We want the same rules for Unions and Corporations. DIRTY MONEY IS DIRTY MONEY...

There are two key differences though: corporations spend much more on politics than unions do, so the distortion is much greater, and more importantly, unions are already required to disclose their spending.

BobEdgarCC98 karma

The People's Pledge in Massachusetts was very effective and we should seek to replicate it throughout the country, but we must also realize its limitations.

The People's Pledge worked so well in Massachusetts because both candidates bought into it wholeheartedly, and the high profile nature of the race made it political suicide to bow out once the agreement had been made. Without these circumstances, the Pledge may have seen a very different fate.

That shouldn't stop us from petitioning future candidates to follow suit, but we can't let that pursuit take our eyes off the prize either. We need a constitutional amendment so we can place legal, not voluntary, limits on political spending by outside groups.

BobEdgarCC72 karma

Thanks!

There are laws already on the books that prevent corporations from using employees or consultants to funnel money directly to candidates. We can pass similar laws to stop them from funneling money to PACs. Common Cause also backs strong campaign finance disclosure laws, like the DISCLOSE Act, that would make all political spending transparent.

More details here.

BobEdgarCC49 karma

Without a doubt, the biggest hurdle is big money. our campaign finance system is badly broken.

Running for elected office at all levels of government is so expensive that candidates need to rely on big donors and special interests to fund their campaigns and get them elected.

That makes they take office beholden to donors.

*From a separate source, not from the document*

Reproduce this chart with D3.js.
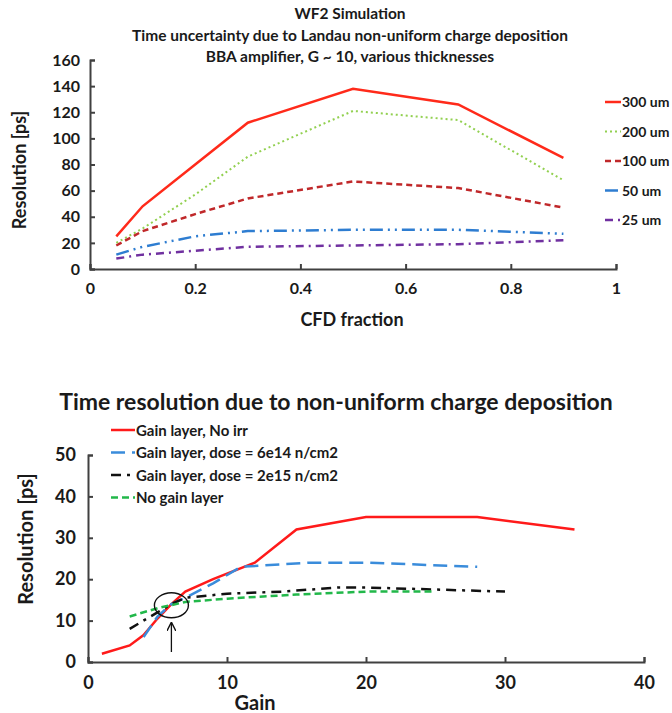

Citizens United made a bad situation worse.

The good news is that we're working to fix this problem, here's a statement we just released on three bills before Congress right now.

BobEdgarCC43 karma

You are exactly right. Elected officials from both sides of the aisle are guilty of putting their campaign funders and fundraisers ahead of the interests of regular people because they need these donors/lobbyists to win re-election.

I believe elected officials on both sides of the aisle take office for the most part with the best intentions to represent voters. But we have a broken campaign finance system that nearly forces them to choose donors over constituents.

I think many members of Congress know in their hearts that this is true, and this is the situation. Unfortunately, many are reluctant to change the system because they have already mastered it.